IL SISTEMA A PIRAMIDE FUNZIONA DAVVERO, QUINDI?
«Alla fine, perché esiste un sistema a piramide? – chiede retoricamente Michel – Proprio per preparare i piloti alla Formula 1. Vogliamo assicurarci che, quando entrano in Formula 1, siano pronti. A Baku, due piloti sono saltati dalla F2 alla F1 e si sono dimostrati pronti portando a casa punti importanti.»
«Significa che la piramide funziona, e questo è ciò che conta davvero!» ha affermato poi con forza il CEO delle classi minori.
«Stiamo cercando di assicurarci che l’evoluzione delle vetture della F3 e della F2 sia quella corretta e che i piloti vivano la giusta esperienza, ma non si tratta solo della vettura. È anche il fatto che corrono insieme alla F1 nel weekend di gara: anche il format del weekend è importante.»

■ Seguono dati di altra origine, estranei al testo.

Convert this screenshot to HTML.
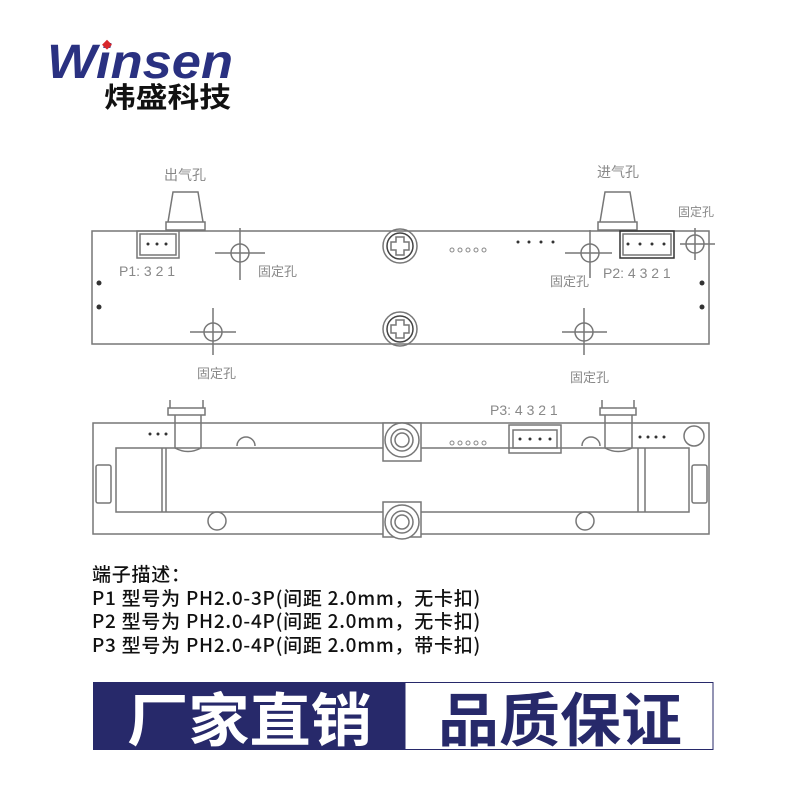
<!DOCTYPE html>
<html><head><meta charset="utf-8"><style>
body{margin:0;width:800px;height:800px;background:#fff;overflow:hidden;position:relative;font-family:"Liberation Sans","Noto Sans CJK SC",sans-serif}
.t{position:absolute;left:92px;font-family:"Noto Sans CJK SC",sans-serif;font-size:19px;font-weight:500;color:#111;line-height:23.5px;top:562px;white-space:nowrap;letter-spacing:0.75px}
</style></head><body>
<svg width="800" height="800" style="position:absolute;left:0;top:0" xmlns="http://www.w3.org/2000/svg">
<text x="47" y="78" font-family="Liberation Sans" font-weight="bold" font-style="italic" font-size="48" fill="#2a3181" textLength="186" lengthAdjust="spacingAndGlyphs">Winsen</text>
<rect x="104" y="41" width="7" height="7" fill="#d8262b" transform="rotate(45 107 44)"/>
<text x="104" y="107" font-family="Noto Sans CJK SC,sans-serif" font-weight="bold" font-size="28" fill="#111" textLength="127" lengthAdjust="spacingAndGlyphs">炜盛科技</text>

<g stroke="#777" fill="none" stroke-width="1.5">
<rect x="92" y="231" width="617" height="113"/>
<path d="M168 222 L173 192 L198 192 L203 222 Z M166 222 H205 V230 H166 Z M171 230 V231 M198 230 V231"/>
<path d="M600 222 L605 192 L630 192 L635 222 Z M598 222 H637 V230 H598 Z"/>
<rect x="137" y="231" width="42" height="27"/><rect x="140" y="234" width="36" height="21"/>
<rect x="620" y="231" width="54" height="27" stroke="#333"/><rect x="623" y="234" width="48" height="21"/>
<circle cx="240" cy="253" r="9"/><path d="M215 253H265M240 228V280"/>
<circle cx="213" cy="332" r="9"/><path d="M190 332H236M213 308V355"/>
<circle cx="590" cy="253" r="9"/><path d="M565 253H612M590 230V278"/>
<circle cx="695" cy="244" r="9"/><path d="M680 244H715M695 228V260"/>
<circle cx="584" cy="332" r="9"/><path d="M562 332H607M584 308V355"/>
<circle cx="400" cy="246" r="17"/><circle cx="400" cy="246" r="13" stroke="#444"/>
<path d="M396 237h8v5h5v8h-5v5h-8v-5h-5v-8h5z"/>
<circle cx="400" cy="329" r="17"/><circle cx="400" cy="329" r="13" stroke="#444"/>
<path d="M396 320h8v5h5v8h-5v5h-8v-5h-5v-8h5z"/>

<rect x="93" y="423" width="616" height="111"/>
<path d="M170 400V408M203 400V408M168 408H205V415H168Z M175 415V450 M201 415V450"/>
<path d="M602 400V408M634 400V408M600 408H636V415H600Z M605 415V450 M632 415V450"/>
<rect x="116" y="448" width="573" height="64" fill="#fff"/>
<path d="M162 448V512M166 448V512M638 448V512M645 448V512"/>
<path d="M175 448Q188 455 201 448 M605 448Q618 455 632 448"/>
<rect x="96" y="465" width="15" height="38" rx="2"/><rect x="692" y="465" width="15" height="38" rx="2"/>
<rect x="383" y="423" width="38" height="38" fill="#fff"/>
<circle cx="402" cy="440" r="17" fill="#fff"/><circle cx="402" cy="440" r="11"/><circle cx="402" cy="440" r="7"/>
<rect x="383" y="502" width="38" height="35" fill="#fff"/>
<circle cx="402" cy="522" r="17" fill="#fff"/><circle cx="402" cy="522" r="11"/><circle cx="402" cy="522" r="7"/>
<path d="M237 446a9 9 0 0 1 18 0 M582 446a9 9 0 0 1 18 0"/>
<circle cx="217" cy="521" r="9"/><circle cx="585" cy="521" r="9"/><circle cx="694" cy="436" r="10"/>
<rect x="509" y="425" width="52" height="28"/><rect x="513" y="430" width="44" height="18"/>
</g>
<g fill="#333">
<circle cx="99" cy="283" r="2.5"/><circle cx="99" cy="307" r="2.5"/>
<circle cx="702" cy="283" r="2.5"/><circle cx="702" cy="307" r="2.5"/>
<circle cx="148" cy="244" r="1.5"/><circle cx="157" cy="244" r="1.5"/><circle cx="166" cy="244" r="1.5"/>
<circle cx="628" cy="244" r="1.5"/><circle cx="640" cy="244" r="1.5"/><circle cx="652" cy="244" r="1.5"/><circle cx="664" cy="244" r="1.5"/>
<circle cx="518" cy="242" r="1.5"/><circle cx="529" cy="242" r="1.5"/><circle cx="541" cy="242" r="1.5"/><circle cx="553" cy="242" r="1.5"/>
<circle cx="150" cy="434" r="1.5"/><circle cx="158" cy="434" r="1.5"/><circle cx="166" cy="434" r="1.5"/>
<circle cx="640" cy="437" r="1.5"/><circle cx="648" cy="437" r="1.5"/><circle cx="656" cy="437" r="1.5"/><circle cx="664" cy="437" r="1.5"/>
<circle cx="520" cy="439" r="1.5"/><circle cx="530" cy="439" r="1.5"/><circle cx="540" cy="439" r="1.5"/><circle cx="550" cy="439" r="1.5"/>
</g>
<g fill="none" stroke="#888"><circle cx="452" cy="250" r="2"/><circle cx="460" cy="250" r="2"/><circle cx="468" cy="250" r="2"/><circle cx="476" cy="250" r="2"/><circle cx="484" cy="250" r="2"/>
<circle cx="452" cy="443" r="2"/><circle cx="460" cy="443" r="2"/><circle cx="468" cy="443" r="2"/><circle cx="476" cy="443" r="2"/><circle cx="484" cy="443" r="2"/></g>
<g font-family="Noto Sans CJK SC,sans-serif" font-size="14" fill="#888">
<text x="164" y="180">出气孔</text><text x="597" y="177">进气孔</text>
<text x="678" y="216" font-size="12">固定孔</text>
<text x="258" y="276" font-size="13">固定孔</text><text x="550" y="286" font-size="13">固定孔</text>
<text x="197" y="378" font-size="13">固定孔</text><text x="570" y="382" font-size="13">固定孔</text>
<text x="119" y="276" font-family="Liberation Sans" font-size="14">P1: 3 2 1</text>
<text x="603" y="278" font-family="Liberation Sans" font-size="14">P2: 4 3 2 1</text>
<text x="490" y="415" font-family="Liberation Sans" font-size="14">P3: 4 3 2 1</text>
</g>
<rect x="93" y="682" width="312" height="68" fill="#27296a"/>
<rect x="405" y="682.5" width="308" height="67" fill="#fff" stroke="#27296a"/>
<text x="127" y="741" font-family="Noto Sans CJK SC,sans-serif" font-weight="bold" font-size="58" fill="#fff" textLength="245" lengthAdjust="spacingAndGlyphs">厂家直销</text>
<text x="438" y="741" font-family="Noto Sans CJK SC,sans-serif" font-weight="bold" font-size="58" fill="#27296a" textLength="244" lengthAdjust="spacingAndGlyphs">品质保证</text>
</svg>
<div class="t">端子描述：<br>P1 型号为 PH2.0-3P(间距 2.0mm，无卡扣)<br>P2 型号为 PH2.0-4P(间距 2.0mm，无卡扣)<br>P3 型号为 PH2.0-4P(间距 2.0mm，带卡扣)</div>
</body></html>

«Ci sono molte cose che facciamo per preparare i piloti alla F1. – conclude poi Bruno Michel – I piloti devono iniziare a lavorare con il DRS, devono adattarsi al controllo di gara, al sistema di marshalling. Sono tutte cose per cui i piloti devono essere pronti e che li aiuteranno, quando (e se) arriveranno nei garages della F1 un giorno non si sentiranno completamente persi».
E, osservando i nuovi rookies arrivati in F1, da Colapinto a Bearman, da Lawson ad Antonelli, nessuno di loro sembra spaesato e lo sport ne trae beneficio, facendo arrivare nuove personalità in griglia.